Uwe Schulz Gespräche an der Schwelle des Todes

Der WDR-Moderator Uwe Schulz hat ein Buch geschrieben, für das er im wahrsten Sinne des Wortes letzte Gespräche geführt hat — mit Sterbenden und ihren Begleitern.

Wuppertal. Das Schöne an Uwe Schulz’ Beruf ist: Obwohl er täglich mehr als eine Million Menschen erreicht, kann er unerkannt und unbehelligt im „Katzengold“ im Wuppertaler Luisenviertel Cappuccino trinken. Erst wenn er spricht, heben sich ein oder zwei Köpfe und erkennen die Stimme, die bei WDR 2 meist morgens im Tagesprogramm und am Samstag moderiert.

Schulz hat eine helle freundliche Stimme, in der häufig ein feiner ironischer Ton mitschwingt. Spöttisch klingt diese Stimme aber nie. Für sie könnte das schöne alte Adjektiv „mokant“ erfunden worden sein. Das ist im Radio nicht immer ein Vorteil, weil Schulz oft schneller redet, als Gesprächspartner und Zuhörer seinen sanften Spitzen überhaupt folgen können. Das macht nichts. WDR 2 hat ein Publikum, das lausbübische Intelligenz auch einfach mal verzeiht.

Neben diesem bekannten Uwe Schulz, der fast nur aus dieser netten Stimme besteht (auf seiner Internetseite nennt der Moderator sich „Radiogesicht“), gibt es einen ernsten, weniger bekannten Uwe Schulz, der zwei Bücher über den von den Nazis ermordeten Theologen Dietrich Bonhoeffer geschrieben hat und auf seinem Handy eine App installiert hat, die täglich die „Herrnhuter Losungen“ anzeigt. Kleine Texte aus dem Alten Testament, die die überkonfessionelle Glaubensbewegung seit dem 18. Jahrhundert für jeden Tag auslost. „Gucken Sie mal“, sagt Schulz und erklärt die App, „finde ich sinnvoller als Horoskope.“ Er trägt das nicht vor sich her. Besonders religiös sei er gar nicht, sagt Schulz, aber mit Jesus könne er viel anfangen. „Jesus hatte den größten Zoff mit den Religiösen“, sagt Schulz.

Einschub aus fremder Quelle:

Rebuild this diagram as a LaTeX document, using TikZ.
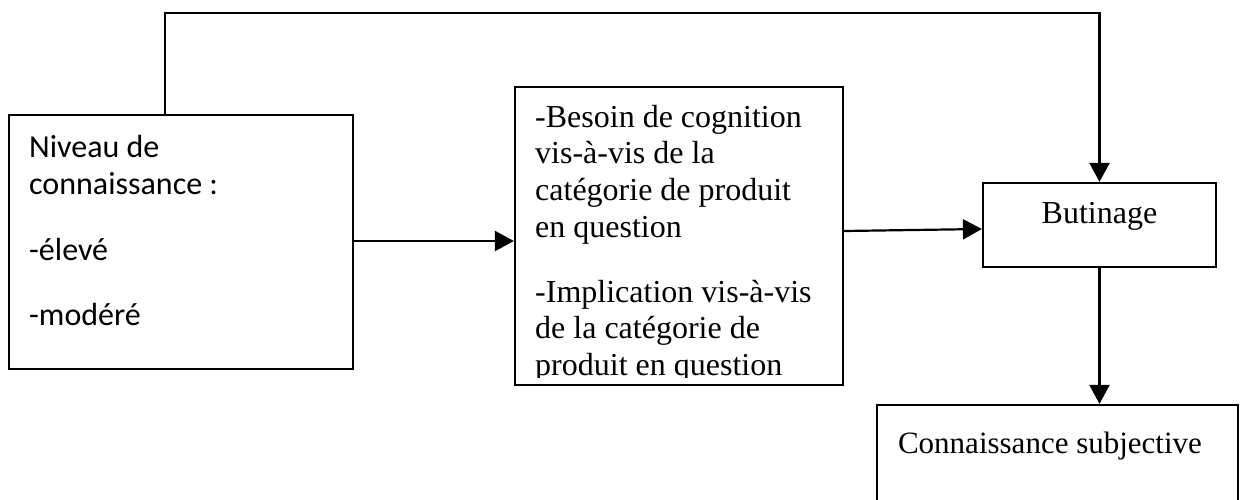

Sein jüngstes Buch handelt vom Sterben. „Nur noch eine Tür“ versammelt Gespräche mit Sterbenden und Menschen, die Sterbende begleiten. Das Schönste selbst an so einem ernsten Buch von Uwe Schulz ist: Man liest seine Stimme mit. Seine Gesprächspartner sind sehr junge Krebspatienten, ein alternder Mörder, eine Ordensschwester, die in den USA zum Tode Verurteilte begleitet, die Mutter eines Sterbenden Kindes und der CDU-Politiker Wolfgang Bosbach. Schulz spricht mit ihnen über das Leben, das Sterben, viel über Gott.

Es sind großartige, bewegende Gespräche, die nicht nur von den Antworten leben, sondern vor allem davon, dass der Fragesteller seine Furcht überwunden hat, Fragen zu stellen. So lässt er die anderen zu Wort kommen. Dafür reicht es nicht, eine freundliche Stimme zu haben. Dazu braucht es viel Mensch. Das Thema bewege ihn, antwortet Schulz auf die Frage nach der Motivation für dieses Buch, und er sei damit auch noch nicht fertig.

Gibt es etwas Gemeinsames, das allen Sterbenden gleich ist? „Keiner hat gesagt, es sei leicht“, sagt Schulz. Am besten kämen aber wohl wirklich gläubige Menschen klar. „Die haben einen Gott, der den Schmerz und das Sterben kennt. Jesus hat das ja alles selber mitgemacht“, sagt Schulz. Das Buch endet am Karfreitag 2009, wenige Wochen nach dem Tod von Uwe Schulz’ Mutter. Der Sohn beschreibt das irritierende Gefühl, in der Trauerhalle gemeinsam mit einem Fremden zu weinen, aber nicht um denselben Menschen.

Er räumt mit vielen Verklärungen, trostlosen Tröstungen und der „Geschwätzigkeit des Todes“ auf. Und mit viel falscher Scham, vielleicht ist das dann doch — am Ende — das Wichtigste: Sich im Sterben nicht mehr schämen zu müssen. Und für die Trauernden vielleicht Schulz’ Satz: „Wichtig ist nur, was dich berührt, nicht, was dich beschäftigt.“ Man kann ihn hören, wenn man es liest.